Earlier this week, while I was doing one more analysis, looking at one more way to cut and slice the financial information we are using to guide our decision-making for the future, I realized I could be a part of the solution in a different way.  What NRRM pays me in salary can be used instead to close one of the gaps we’re struggling with, buying us a little more time to put some other solutions in place.

What started out to be a fairly reasonable response to a need turns out to be much more than that for me.  Once the wheels had started turning, once I realized that I had received my last paycheck a week ago, I was absolutely overwhelmed by my visceral response to my new reality.  Scared doesn’t begin to describe what I’ve been feeling.
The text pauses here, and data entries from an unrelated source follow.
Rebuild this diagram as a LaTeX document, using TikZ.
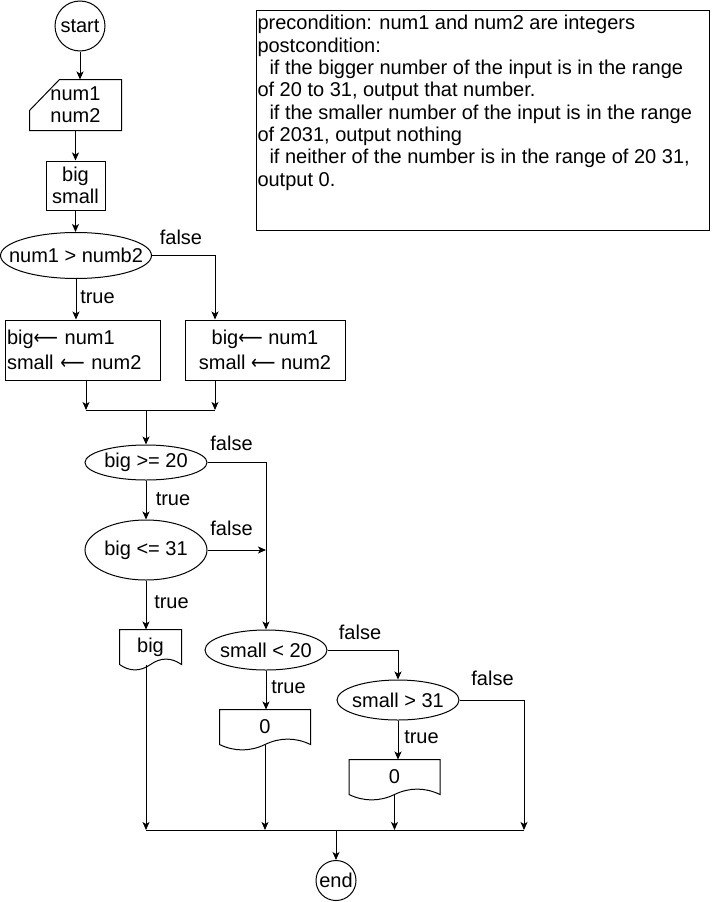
\documentclass[tikz,border=0pt]{standalone}
\usepackage{fontspec}
\setmainfont{Liberation Sans}
\newfontfamily\arrowfont{DejaVu Sans}
\usepackage{tikz}
\usetikzlibrary{arrows.meta, calc}

\newcommand{\assignto}{\scalebox{0.85}[1]{\arrowfont ⟵}}

\begin{document}
\begin{tikzpicture}[x=1pt, y=-1pt, line width=1pt]

    \tikzset{%
        every node/.style={font=\fontsize{20}{22.3}\selectfont, inner sep=1pt},
        terminal/.style={draw, circle, minimum size=#1},
        process/.style args={#1/#2}{draw, rectangle, minimum width=#1, minimum height=#2},
        decision/.style args={#1/#2}{rectangle, minimum width=#1, minimum height=#2},
        docbox/.style={rectangle, minimum width=#1, minimum height=34pt},
        lbl/.style={inner sep=0pt},
        arr/.style={-{Stealth[length=8pt, width=7pt, inset=2pt]}}
    }

    \useasboundingbox (0, 0) rectangle (712, 902);

    \node (start) [terminal=50pt] at (80, 26) {start};
    \node (input) [minimum width=91pt, minimum height=50pt, align=center] at (75.5, 105) {num1\\num2};
    \node (vars) [process=59pt/49pt, align=center] at (75.5, 185.5) {big\\small};
    \node (cmp) [decision=151pt/46pt] at (76, 255.5) {num1 > numb2};
    \node (swapA) [process=155pt/60pt, align=left, text width=151pt, inner xsep=2pt] at (82.5, 350) {big\assignto\ num1\\[2.7pt]small \assignto\ num2};
    \node (swapB) [process=160pt/60pt, align=center] at (265, 350) {big\assignto\ num1\\[2.7pt]small \assignto\ num2};
    \node (rng1) [decision=122pt/35pt] at (146, 462.5) {big >= 20};
    \node (rng2) [decision=122pt/60pt] at (146, 550) {big <= 31};
    \node (outBig) [docbox=61pt] at (150.5, 647) {big};
    \node (lo1) [decision=122pt/40pt] at (266, 650) {small < 20};
    \node (zeroA) [docbox=90pt] at (265, 727) {0};
    \node (hi1) [decision=122pt/40pt] at (398, 700) {small > 31};
    \node (zeroB) [docbox=90pt] at (394.5, 777) {0};
    \node (end) [terminal=40pt] at (336, 880.5) {end};

    \node (spec) [draw, anchor=north west, inner sep=1pt] at (256, 10) {\parbox[t][218pt][t]{451pt}{%
            \vspace*{4pt}%
            precondition: num1 and num2 are integers\\
            postcondition:\\
            \hspace*{12pt}if the bigger number of the input is in the range\\
            of 20 to 31, output that number.\\
            \hspace*{12pt}if the smaller number of the input is in the range\\
            of 2031, output nothing\\
            \hspace*{12pt}if neither of the number is in the range of 20 31,\\
            output 0.}};

    % outlines
    \draw (input.south west) -- (input.south east) -- (input.north east)
        -- ([xshift=30pt]input.north west) -- ([yshift=20pt]input.south west) -- cycle;
    \foreach \n/\rx/\ry in {cmp/75.5/23, rng1/61/17.5, rng2/61/30, lo1/61/20, hi1/61/20} {%
            \draw (\n.center) ellipse [x radius=\rx, y radius=\ry];
        }
    \foreach \n/\w in {outBig/61, zeroA/90, zeroB/90} {%
            \draw (\n.south east) -- (\n.north east) -- (\n.north west) -- (\n.south west)
                .. controls ($(\n.south west)+(\w/6, 7.2)$) and ($(\n.south)+(-\w/6, 7.2)$) .. (\n.south)
                .. controls ($(\n.south)+(\w/6, -7.2)$) and ($(\n.south east)+(-\w/6, -7.2)$) .. (\n.south east)
                -- cycle;
        }

    % labels
    \node (f1) [lbl] at (181, 237) {false};
    \node (t1) [lbl] at (97.5, 297) {true};
    \node (f2) [lbl] at (231.5, 443) {false};
    \node (t2) [lbl] at (173, 499) {true};
    \node (f3) [lbl] at (231.5, 528) {false};
    \node (t3) [lbl] at (171.5, 602) {true};
    \node (f4) [lbl] at (360, 632) {false};
    \node (t4) [lbl] at (288.5, 687) {true};
    \node (f5) [lbl] at (492.5, 678) {false};
    \node (t5) [lbl] at (421.5, 737) {true};

    \coordinate (joinL) at (86, 410);
    \coordinate (joinR) at (215, 410);
    \coordinate (joinA) at (146, 410);
    \coordinate (joinB) at (336, 830);
    \coordinate (joinE) at (524, 830);

    % connectors
    \draw[arr] (start.south) -- (start.south |- input.north);
    \draw[arr] (input.south) -- (vars.north);
    \draw[arr] (vars.south) -- (vars.south |- cmp.north);
    \draw[arr] (cmp.south) -- (cmp.south |- swapA.north);
    \draw[arr] (cmp.east) -| (joinR |- swapB.north);
    \draw[arr] (swapA.south -| joinL) -- (joinL);
    \draw[arr] (swapB.south -| joinR) -- (joinR);
    \draw (joinL) -- (joinR);
    \draw[arr] (joinA) -- (rng1.north);
    \draw[arr] (rng1.south) -- (rng2.north);
    \draw[arr] (rng1.east) -| (lo1.north);
    \draw[arr] (rng2.east) -- (rng2.east -| lo1.north);
    \draw[arr] (rng2.south) -- (rng2.south |- outBig.north);
    \draw[arr] (lo1.south) -- (lo1.south |- zeroA.north);
    \draw[arr] (lo1.east) -| (hi1.north);
    \draw[arr] (hi1.south) -- (hi1.south |- zeroB.north);
    \draw[arr] (outBig.south -| rng2.south) -- (rng2.south |- joinB);
    \draw[arr] (zeroA.south) -- (zeroA.south |- joinB);
    \draw[arr] (zeroB.south) -- (zeroB.south |- joinB);
    \draw[arr] (hi1.east) -| (joinE);
    \draw (rng2.south |- joinB) -- (joinE);
    \draw[arr] (joinB) -- (end.north);

\end{tikzpicture}
\end{document}
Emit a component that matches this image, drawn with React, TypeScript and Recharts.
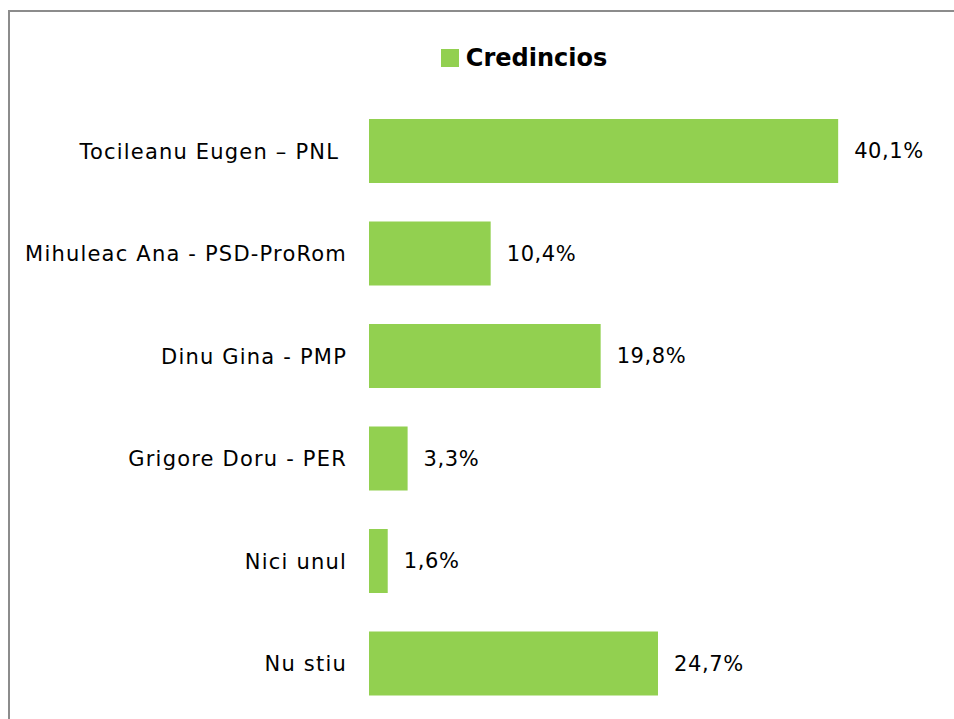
import { BarChart, Bar, XAxis, YAxis, Legend, LabelList } from "recharts";

const candidates = [
    "Tocileanu Eugen – PNL\u00a0",
    "Mihuleac Ana - PSD-ProRom",
    "Dinu Gina - PMP",
    "Grigore Doru - PER",
    "Nici unul",
    "Nu stiu",
];
const credincios = [40.1, 10.4, 19.8, 3.3, 1.6, 24.7];
const seriesName = "Credincios";

const data = candidates.map((name, i) => ({ name, value: credincios[i] }));

const FONT = "'DejaVu Sans', sans-serif";
const GREEN = "#92D050";

const fmt = (v: number) => `${v.toFixed(1).replace('.', ',')}%`;

function LegendBox() {
    return (
        <div style={{ display: 'flex', justifyContent: 'center', alignItems: 'center', fontFamily: FONT, paddingLeft: 84 }}>
            <span style={{ width: 18, height: 18, background: GREEN, marginRight: 7, display: 'inline-block' }} />
            <span style={{ fontSize: 24, fontWeight: 700, color: '#000' }}>{seriesName}</span>
        </div>
    );
}

export default function App() {
    return (
        <div style={{ position: 'fixed', left: 8, top: 10, right: 0, bottom: 0, overflow: 'hidden', borderLeft: '2px solid #8c8c8c', borderTop: '2px solid #8c8c8c', background: '#fff' }}>
            <BarChart
                width={944}
                height={707}
                data={data}
                layout="vertical"
                margin={{ top: 60, right: 0, left: 0, bottom: 4 }}
            >
                <XAxis type="number" domain={[0, 50]} hide />
                <YAxis
                    type="category"
                    dataKey="name"
                    width={359}
                    axisLine={false}
                    tickLine={false}
                    tickMargin={16}
                    tick={{ fill: '#000', fontSize: 21, fontFamily: FONT, letterSpacing: 1.2 }}
                />
                <Legend verticalAlign="top" content={() => <LegendBox />} wrapperStyle={{ top: 32 }} />
                <Bar dataKey="value" name={seriesName} fill={GREEN} barSize={64} isAnimationActive={false}>
                    <LabelList
                        dataKey="value"
                        position="right"
                        offset={16}
                        formatter={(v: number) => fmt(v)}
                        style={{ fill: '#000', fontSize: 21, fontFamily: FONT, letterSpacing: 0.6 }}
                    />
                </Bar>
            </BarChart>
        </div>
    );
}
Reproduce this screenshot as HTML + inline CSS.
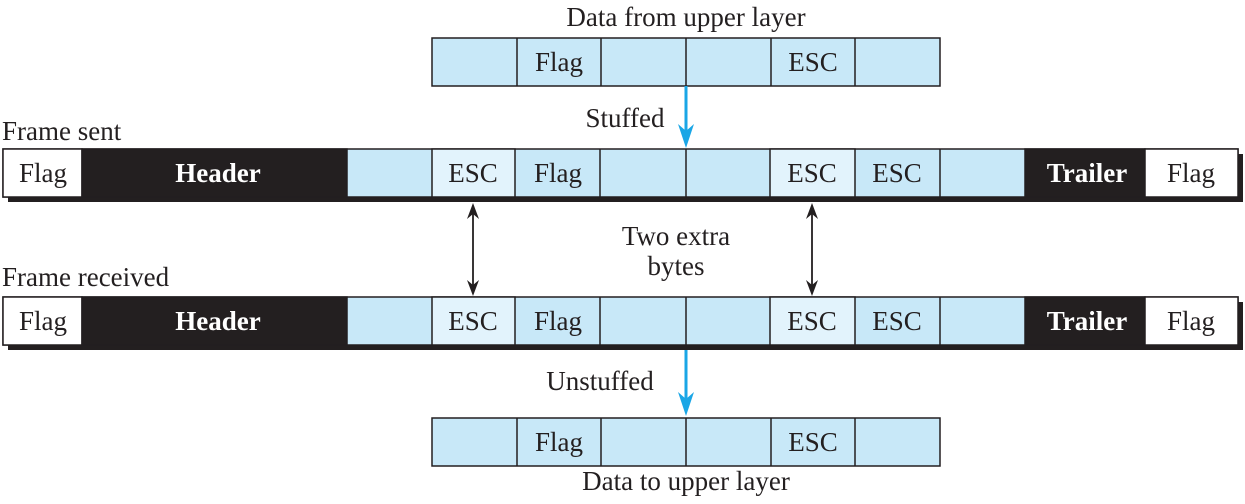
<!DOCTYPE html>
<html><head><style>
body{margin:0;background:#fff}
svg{display:block}
text{font-family:"Liberation Serif",serif;font-size:27px;fill:#231f20}
.b{font-weight:bold;fill:#fff}
</style></head><body>
<svg width="1245" height="504" xmlns="http://www.w3.org/2000/svg">
<text x="686" y="26" text-anchor="middle">Data from upper layer</text>
<g stroke="#231f20" stroke-width="1.5">
<rect x="432" y="38" width="508" height="48" fill="#c8e8f8"/>
<line x1="517" y1="38" x2="517" y2="86"/><line x1="601" y1="38" x2="601" y2="86"/><line x1="686" y1="38" x2="686" y2="86"/><line x1="771" y1="38" x2="771" y2="86"/><line x1="855" y1="38" x2="855" y2="86"/>
</g>
<text x="559" y="71" text-anchor="middle">Flag</text><text x="813" y="71" text-anchor="middle">ESC</text>
<text x="625" y="127" text-anchor="middle">Stuffed</text>
<line x1="686" y1="86" x2="686" y2="140" stroke="#1aa6e6" stroke-width="3"/>
<path d="M678,124 L686,148 L694,124 L686,131 Z" fill="#1aa6e6"/>
<text x="2" y="140">Frame sent</text>
<text x="2" y="286">Frame received</text>
<g id="fr">
<rect x="8" y="154" width="1235" height="48" fill="#231f20"/>
<g stroke="#231f20" stroke-width="1.5">
<rect x="3" y="149" width="1235" height="48" fill="#c8e8f8"/>
<rect x="3" y="149" width="79" height="48" fill="#fff"/>
<rect x="82" y="149" width="265" height="48" fill="#231f20"/>
<rect x="432" y="149" width="83" height="48" fill="#e2f3fc"/>
<rect x="770" y="149" width="85" height="48" fill="#e2f3fc"/>
<rect x="1025" y="149" width="120" height="48" fill="#231f20"/>
<rect x="1145" y="149" width="93" height="48" fill="#fff"/>
<line x1="600" y1="149" x2="600" y2="197"/><line x1="686" y1="149" x2="686" y2="197"/><line x1="940" y1="149" x2="940" y2="197"/>
</g>
<text x="43" y="182" text-anchor="middle">Flag</text>
<text class="b" x="218" y="182" text-anchor="middle">Header</text>
<text x="473" y="182" text-anchor="middle">ESC</text>
<text x="558" y="182" text-anchor="middle">Flag</text>
<text x="812" y="182" text-anchor="middle">ESC</text>
<text x="897" y="182" text-anchor="middle">ESC</text>
<text class="b" x="1087" y="182" text-anchor="middle">Trailer</text>
<text x="1191" y="182" text-anchor="middle">Flag</text>
</g>
<use href="#fr" transform="translate(0,148)"/>
<g fill="#231f20" stroke="#231f20">
<line x1="473" y1="210" x2="473" y2="290" stroke-width="1.8"/>
<path d="M467,219 L473,203 L479,219 L473,214 Z" stroke="none"/>
<path d="M467,280 L473,296 L479,280 L473,285 Z" stroke="none"/>
<line x1="812" y1="210" x2="812" y2="290" stroke-width="1.8"/>
<path d="M806,219 L812,203 L818,219 L812,214 Z" stroke="none"/>
<path d="M806,280 L812,296 L818,280 L812,285 Z" stroke="none"/>
</g>
<text x="676" y="245" text-anchor="middle">Two extra</text>
<text x="676" y="275" text-anchor="middle">bytes</text>
<text x="600" y="390" text-anchor="middle">Unstuffed</text>
<line x1="686" y1="350" x2="686" y2="404" stroke="#1aa6e6" stroke-width="3"/>
<path d="M678,392 L686,416 L694,392 L686,399 Z" fill="#1aa6e6"/>
<g stroke="#231f20" stroke-width="1.5">
<rect x="432" y="418" width="508" height="48" fill="#c8e8f8"/>
<line x1="517" y1="418" x2="517" y2="466"/><line x1="601" y1="418" x2="601" y2="466"/><line x1="686" y1="418" x2="686" y2="466"/><line x1="771" y1="418" x2="771" y2="466"/><line x1="855" y1="418" x2="855" y2="466"/>
</g>
<text x="559" y="451" text-anchor="middle">Flag</text><text x="813" y="451" text-anchor="middle">ESC</text>
<text x="686" y="490" text-anchor="middle">Data to upper layer</text>
</svg>
</body></html>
I thought I knew a whole lot about being vulnerable and exposed.  I had no idea.  I don’t know if this new fragility of mine will make me a better priest or person.  I don’t harbor illusions about my own nobility and dedication.  What I do know is that when I hang out with all those strong, capable people who are making decisions for the future of NRRM, I will not be “one of them” in the same way.  And when I hear the stories of those who do not have a lot of “worldly goods” I will no longer be hearing them as a detached observer.  I hope for the grace to become more human in my fragility. But I have to admit: just gauging from my initial response, that’s not guaranteed.